Foi assim que os estetas
de falsas profecias levaram todos os descontentes a trocar a milícia pelo
ergástulo, e a substituir a ordem clássica da paz, que é a tranquilidade na
ordem, pelo romantismo do desespero, que é a desordem definitivamente instalada
na vida de cada um.
Para justificar todo este
artificialismo, que os três filmes de Dean traduziram e talvez pretendessem
legitimar, há quem diga que a coisa se explica pelo desencanto da juventude, em
face da actual sociedade burguesa. Dizem que a juventude tem necessidade de
sonho e que precisa de encontrar, numa sociedade autêntica, o lugar que lhe
pertence. É verdade. Em todo o caso, parece-me que não é este o caminho do
triunfo.
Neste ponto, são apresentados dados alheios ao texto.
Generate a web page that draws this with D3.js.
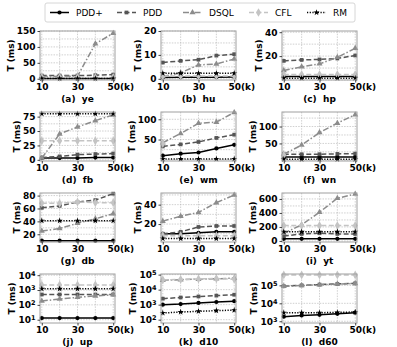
<!DOCTYPE html>
<html>
<head>
<meta charset="utf-8">
<script src="https://cdn.jsdelivr.net/npm/d3@7"></script>
<style>
  body { margin: 0; background: #fff; }
  text { font-family: "DejaVu Sans", sans-serif; }
</style>
</head>
<body>
<div id="chart"></div>
<script>
// x values (thousands of queries)
const xValues = [10, 20, 30, 40, 50];
const xTicks = [10, 30, 50];
const seriesNames = ["PDD+", "PDD", "DSQL", "CFL", "RM"];
const panelNames = ["ye", "hu", "hp", "fb", "wm", "wn", "db", "dp", "yt", "up", "d10", "d60"];

// each panel: rows are PDD+, PDD, DSQL, CFL, RM
const ye = [[1, 1, 1, 1, 1], [10, 10, 10, 11, 13], [6, 8, 8, 110, 143], [4, 4, 4, 4, 4], [0.5, 0.5, 0.5, 0.5, 0.5]];
const hu = [[0.5, 0.6, 0.7, 0.7, 0.8], [6.8, 7.5, 8, 9.7, 10.3], [1, 2.5, 5.8, 6.2, 8.3], [1.2, 1.2, 1.2, 1.2, 1.2], [2.3, 2.3, 2.3, 2.3, 2.3]];
const hp = [[3, 3, 3, 3, 3], [16, 16.8, 17.2, 18, 20.5], [8, 11, 13.5, 19, 26.5], [4.5, 4.5, 4.5, 4.5, 4.5], [1.5, 1.5, 1.5, 1.5, 1.5]];
const fb = [[3, 3, 3, 4, 4], [4, 6, 9, 10, 11], [3, 45, 57, 68, 78], [33, 33, 33, 33, 33], [80, 80, 80, 80, 80]];
const wm = [[10, 15, 18, 28, 37], [33, 38, 44, 54, 62], [42, 65, 90, 93, 117], [40, null, null, null, null], [2, 2, 2, 2, 2]];
const wn = [[10, 10, 10, 10, 10], [18, 18, 18, 19, 20], [18, 45, 82, 110, 135], [15, null, null, null, null], [3, 3, 3, 3, 3]];
const db = [[10, 10, 10, 10, 10], [61, 64, 70, 73, 83], [25, 29, 37, 44, 52], [68, 68, 70, 69, 69], [41, 41, 41, 41, 41]];
const dp = [[10, 10, 11, 12, 12], [10, 12, 17, 18, 18], [23, 28, 32, 42, 50], [8, 8, 8, 8, 8], [5, 5, 5, 5, 5]];
const yt = [[30, 30, 30, 30, 30], [70, 100, 110, 100, 100], [110, 230, 410, 610, 670], [220, 220, 220, 220, 220], [130, 130, 130, 130, 130]];
const up = [[13, 13, 13, 13, 13], [500, 500, 500, 500, 500], [180, 250, 320, 400, 480], [2200, 2200, 2200, 2200, 2200], [1200, 1200, 1200, 1200, 1200]];
const d10 = [[1000, 1100, 1300, 1500, 1700], [2500, 3000, 3500, 4000, 4600], [42000, 46000, 50000, 53000, 58000], [45000, 48000, 52000, 55000, 50000], [280, 320, 360, 400, 430]];
const d60 = [[1800, 2100, 2300, 2600, 3000], [90000, 100000, 110000, 120000, 130000], [88000, 98000, 108000, 118000, 128000], [380000, 380000, 380000, 380000, 380000], [3000, 3000, 3000, 3100, 3300]];

const panelData = [ye, hu, hp, fb, wm, wn, db, dp, yt, up, d10, d60];
const panelTicks = [[0, 50, 100, 150], [0, 10, 20], [20, 40], [0, 25, 50, 75], [50, 100], [50, 100],
    [20, 40, 60, 80], [20, 40], [0, 200, 400, 600], [1e1, 1e2, 1e3, 1e4], [1e2, 1e3, 1e4, 1e5], [1e3, 1e4, 1e5]];

// axis config (not data)
const panelDomains = [[-4, 150], [-0.5, 20], [0, 41], [-2, 83], [-3, 118], [-2, 143],
    [8, 84], [1.5, 52], [-15, 685], [6, 12000], [60, 110000], [800, 430000]];
const logPanels = [false, false, false, false, false, false, false, false, false, true, true, true];

const styles = [
    { color: "#000", dash: null, marker: "circle", size: 14 },
    { color: "#555", dash: "5,2.5", marker: "square", size: 14 },
    { color: "#8c8c8c", dash: "6,2,1.5,2", marker: "triangle", size: 16 },
    { color: "#c4c4c4", dash: "5,2.5", marker: "diamond", size: 22 },
    { color: "#000", dash: "1.2,1.5", marker: "star", size: 12 }
];
const symbolTypes = { circle: d3.symbolCircle, square: d3.symbolSquare, triangle: d3.symbolTriangle, diamond: d3.symbolDiamond, star: d3.symbolStar };

const colX = [40, 161, 282], rowY = [31, 112, 193, 274];
const pw = 75, ph = 49;

const svg = d3.select("#chart").append("svg")
    .attr("width", 397)
    .attr("height", 347);

// Legend
const legend = svg.append("g");
legend.append("rect")
    .attr("x", 45).attr("y", 3).attr("width", 310).attr("height", 19)
    .attr("rx", 2).attr("fill", "#fff").attr("stroke", "#ccc").attr("stroke-width", 0.8);
const legendX = [50, 117, 183, 249, 307];
seriesNames.forEach((name, i) => {
    const s = styles[i];
    const lx = legendX[i];
    legend.append("line")
        .attr("x1", lx).attr("x2", lx + 19).attr("y1", 12.5).attr("y2", 12.5)
        .attr("stroke", s.color).attr("stroke-width", 1.5)
        .attr("stroke-dasharray", s.dash);
    legend.append("path")
        .attr("d", d3.symbol().type(symbolTypes[s.marker]).size(s.size)())
        .attr("transform", `translate(${lx + 9.5},12.5)`)
        .attr("fill", s.color);
    legend.append("text")
        .attr("x", lx + 26).attr("y", 15.5)
        .attr("font-size", 9)
        .attr("fill", "#000")
        .text(name);
});

panelData.forEach((rows, p) => {
    const col = p % 3, row = Math.floor(p / 3);
    const g = svg.append("g").attr("transform", `translate(${colX[col]},${rowY[row]})`);
    const isLog = logPanels[p];

    const x = d3.scaleLinear().domain([9, 51]).range([0, pw]);
    const y = (isLog ? d3.scaleLog() : d3.scaleLinear()).domain(panelDomains[p]).range([ph, 0]);

    // grid
    xValues.forEach(v => {
        g.append("line")
            .attr("x1", x(v)).attr("x2", x(v)).attr("y1", 0).attr("y2", ph)
            .attr("stroke", "#b0b0b0").attr("stroke-width", 0.6).attr("stroke-dasharray", "1.5,1.2");
    });
    const ticks = panelTicks[p];
    let gridVals = ticks.slice();
    if (!isLog) {
        const step = ticks[1] - ticks[0];
        const lo = panelDomains[p][0], hi = panelDomains[p][1];
        gridVals = d3.range(ticks[0] - step * 2, hi + step, step / 2).filter(v => v >= lo && v <= hi);
    }
    gridVals.forEach(v => {
        g.append("line")
            .attr("x1", 0).attr("x2", pw).attr("y1", y(v)).attr("y2", y(v))
            .attr("stroke", "#b0b0b0").attr("stroke-width", 0.6).attr("stroke-dasharray", "1.5,1.2");
    });

    // series
    rows.forEach((vals, si) => {
        const s = styles[si];
        const pts = xValues.map((xv, k) => ({ x: xv, y: vals[k] }));
        const line = d3.line()
            .defined(d => d.y != null)
            .x(d => x(d.x))
            .y(d => y(d.y));
        g.append("path")
            .datum(pts)
            .attr("d", line)
            .attr("fill", "none")
            .attr("stroke", s.color)
            .attr("stroke-width", 1.5)
            .attr("stroke-dasharray", s.dash);
        g.selectAll(null)
            .data(pts.filter(d => d.y != null))
            .join("path")
            .attr("d", d3.symbol().type(symbolTypes[s.marker]).size(s.size)())
            .attr("transform", d => `translate(${x(d.x)},${y(d.y)})`)
            .attr("fill", s.color);
    });

    // frame
    g.append("rect")
        .attr("width", pw).attr("height", ph)
        .attr("fill", "none").attr("stroke", "#a0a0a0").attr("stroke-width", 1);

    // y axis
    const yAxis = g.append("g")
        .call(d3.axisLeft(y).tickValues(ticks).tickSize(2.5).tickPadding(2)
            .tickFormat(d => isLog ? "" : d));
    yAxis.select(".domain").remove();
    yAxis.selectAll("line").attr("stroke", "#444");
    yAxis.selectAll("text")
        .attr("font-size", 9).attr("font-weight", "bold").attr("fill", "#000")
        .attr("font-family", "DejaVu Sans");
    if (isLog) {
        yAxis.selectAll("text").each(function (d) {
            const t = d3.select(this);
            t.append("tspan").text("10");
            t.append("tspan").attr("dy", "-0.45em").attr("font-size", 6.5).text(Math.round(Math.log10(d)));
        });
    }

    // x axis, last label carries the "(k)" unit
    const xAxis = g.append("g")
        .attr("transform", `translate(0,${ph})`)
        .call(d3.axisBottom(x).tickValues(xTicks).tickSize(2.5).tickPadding(1.5));
    xAxis.select(".domain").remove();
    xAxis.selectAll("line").attr("stroke", "#444");
    xAxis.selectAll("text")
        .attr("font-size", 9).attr("font-weight", "bold").attr("fill", "#000")
        .attr("font-family", "DejaVu Sans");
    xAxis.selectAll("text").filter(d => d === 50)
        .attr("text-anchor", "start")
        .attr("x", -6.3)
        .text("50(k)");

    // y title
    const bb = yAxis.node().getBBox();
    g.append("text")
        .attr("transform", `translate(${bb.x - 3},${ph / 2}) rotate(-90)`)
        .attr("text-anchor", "middle")
        .attr("font-size", 9).attr("font-weight", "bold")
        .text("T (ms)");

    // caption
    g.append("text")
        .attr("x", pw / 2).attr("y", ph + 22)
        .attr("text-anchor", "middle")
        .attr("font-size", 9).attr("font-weight", "bold")
        .style("white-space", "pre")
        .text(`(${"abcdefghijkl"[p]})  ${panelNames[p]}`);
});
</script>
</body>
</html>
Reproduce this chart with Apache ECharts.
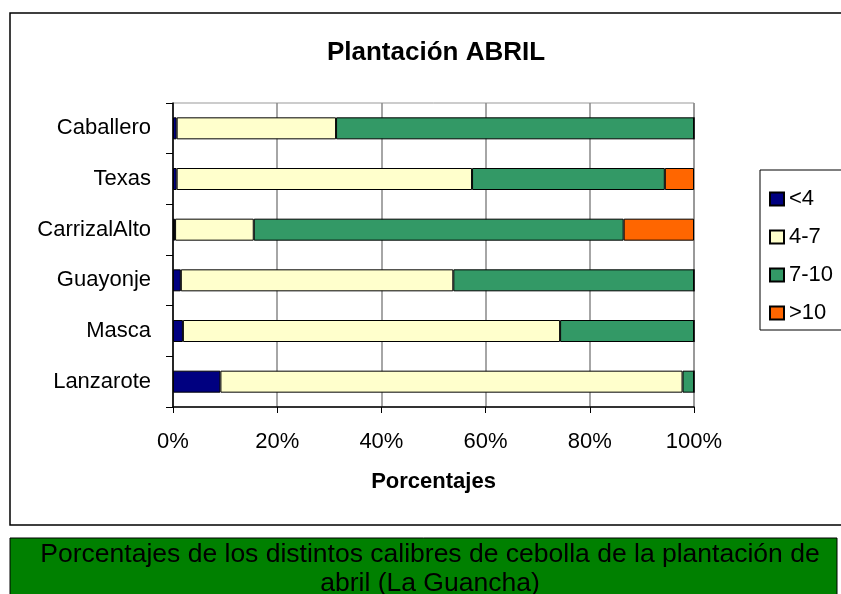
<!DOCTYPE html>
<html>
<head>
<meta charset="utf-8">
<script src="https://cdn.jsdelivr.net/npm/echarts@6/dist/echarts.min.js"></script>
<style>
  html, body { margin: 0; padding: 0; background: #fff; }
  #chart { width: 841px; height: 594px; }
</style>
</head>
<body>
<div id="chart"></div>
<script>
// categorias (de abajo a arriba) y porcentajes por calibre
var categorias = ['Lanzarote', 'Masca', 'Guayonje', 'CarrizalAlto', 'Texas', 'Caballero'];
var calibres = ['<4', '4-7', '7-10', '>10'];
var menos4 = [9.1, 1.9, 1.5, 0.4, 0.7, 0.7];
var de4a7 = [88.7, 72.4, 52.3, 15.1, 56.7, 30.6];
var de7a10 = [2.2, 25.7, 46.2, 71.0, 37.0, 68.7];
var mas10 = [0, 0, 0, 13.5, 5.6, 0];
var ticks = [0, 20, 40, 60, 80, 100];

var colores = ['#000080', '#FFFFCC', '#339966', '#FF6600'];
var fuente = '"Liberation Sans", Arial, sans-serif';

var datos = [menos4, de4a7, de7a10, mas10];
var series = [];
for (var i = 0; i < calibres.length; i++) {
    series.push({
        name: calibres[i],
        type: 'bar',
        stack: 'total',
        barWidth: 22,
        itemStyle: { color: colores[i], borderColor: '#000', borderWidth: 1 },
        emphasis: { disabled: true },
        data: datos[i]
    });
}

var myChart = echarts.init(document.getElementById('chart'));
var option = {
    animation: false,
    backgroundColor: '#fff',
    textStyle: { fontFamily: fuente },
    title: {
        text: 'Plantación ABRIL',
        left: 431,
        textAlign: 'center',
        top: 35,
        textStyle: { fontSize: 26, fontWeight: 'bold', color: '#000', fontFamily: fuente }
    },
    legend: {
        orient: 'vertical',
        left: 769,
        top: 188,
        padding: 0,
        itemWidth: 14,
        itemHeight: 13,
        itemGap: 16,
        icon: 'rect',
        data: calibres,
        textStyle: { fontSize: 22, color: '#000', lineHeight: 22, fontFamily: fuente }
    },
    grid: {
        left: 173,
        top: 103,
        right: 147,
        bottom: 187,
        show: true,
        borderColor: '#999',
        borderWidth: 1,
        containLabel: false
    },
    xAxis: {
        type: 'value',
        min: ticks[0],
        max: ticks[ticks.length - 1],
        interval: 20,
        name: 'Porcentajes',
        nameLocation: 'middle',
        nameGap: 64,
        nameTextStyle: { fontSize: 22, fontWeight: 'bold', color: '#000', fontFamily: fuente },
        axisLine: { show: true, lineStyle: { color: '#000', width: 1.5 } },
        axisTick: { show: true, length: 6, lineStyle: { color: '#000' } },
        axisLabel: { formatter: '{value}%', fontSize: 22, color: '#000', margin: 24, fontFamily: fuente },
        splitLine: { show: true, lineStyle: { color: '#888', width: 1.5 } }
    },
    yAxis: {
        type: 'category',
        data: categorias,
        axisLine: { show: true, lineStyle: { color: '#000', width: 1.5 } },
        axisTick: { show: true, length: 7, lineStyle: { color: '#000' } },
        axisLabel: { fontSize: 22, color: '#000', margin: 22, fontFamily: fuente },
        splitLine: { show: false }
    },
    graphic: [
        {
            type: 'rect',
            shape: { x: 10, y: 13, width: 850, height: 512 },
            style: { fill: 'none', stroke: '#000', lineWidth: 1.5 },
            z: 0
        },
        {
            type: 'rect',
            shape: { x: 760, y: 170, width: 100, height: 160 },
            style: { fill: 'none', stroke: '#000', lineWidth: 1 },
            z: 0
        },
        {
            type: 'rect',
            shape: { x: 10, y: 538, width: 827, height: 70 },
            style: { fill: '#008000', stroke: '#000', lineWidth: 1 },
            z: 0
        },
        {
            type: 'text',
            x: 430,
            y: 540,
            style: {
                text: 'Porcentajes de los distintos calibres de cebolla de la plantación de\nabril (La Guancha)',
                font: '26.5px "Liberation Sans", Arial, sans-serif',
                fill: '#000',
                align: 'center',
                verticalAlign: 'top',
                lineHeight: 29
            },
            z: 1
        }
    ],
    series: series
};
myChart.setOption(option);
</script>
</body>
</html>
Se não me engano, onde os estetas de falsas profecias querem conduzir
a juventude é a um mundo ainda mais aburguesado do que aquele de que se
queixam, visto ser um mundo infra-humano e de irresponsabilidade total. Pelo
menos, é esse o sentido bem marcado nos três filmes de James Dean. E é também
esse o sentido transparente nos dois livros, até hoje dados à estampa, por
Françoise Sagan…
Ora, o futuro de cada um e
o lugar que a cada deve pertencer na vida, não são coisas que venham
burguesmente já feitas pelos outros, sejam os pais ou o Estado. Seria essa a
pior forma de parasitismo burguês. O futuro, deve cada um conquistá-lo, à sua
custa, no esforço constante de cada dia, a caminho de melhor e mais perfeita autorrealização.
Só então, depois da auto-valorizarão, é que o homem se pode considerar com
direitos, que o dever cumprido lhe conquistou. Tudo isto, que é elementar em
ética social, está, porém, de todo em todo ausente, nos filmes de James Dean e
nos livros de Sagan, que, por isso, alinham ao lado do pior e do mais
parasitário burguesismo. Creio que tudo isto é claro como a luz do meio dia,
para quem, em vez da palha das palavras, prefira, como eu, descer até ao
conteúdo das ideias.
Sonho? Sim. É bom sonhar.
Mas é preciso que o sonho se complete com o lastro da realidade. É preciso que
o sonho não seja como moinho sem grão, ou como acção sem finalidade superior. É
preciso que o acréscimo do sonho, alimentado por estetas de falsas profecias,
não dispare no romantismo do desespero, preguiçoso ou anárquico, em que a
juventude se está a precipitar. (3)
O sonho tem o seu lugar.
Mas não basta. Requer-se, também, a tomada de consciência do real, e a certeza
de que a realidade se não limita ao delírio da velocidade, nem no tempo, nem no
espaço. (…) E desta prespectiva, em vez da evasão, no sonho, ou na embriaguez,
que tanto pode ser de whisky, como de exibicionismo, abrem-se outros caminhos,
em que ao homem se oferecem todos os recursos e todas as dimensões de que
precisa, para se poder realizar. Claro está que estou a referir-me aos recursos
da graça, e às dimensões sobrenaturais, que só Cristo nos pode dar. (…)
Pe. Agostinho Veloso, in BROTÉRIA - REVISTA CONTEMPORÂNEA DE
CULTURA, Vol. LXV,
número 4, Outubro de 1957, pp. 291 a 295
(1) Jean-
Creuzeau Marie, James et Françoise, in “ Le Monde Nouveau”, Paris, 12-V-57,
pág. 10.
(2) Pascal,
Les Pensées, n. 527.
(3) Jean-Marie
Creuzeau, James et Françoise, em “Le Monde Nouveau”, Paris, 12-V-57, pág. 10.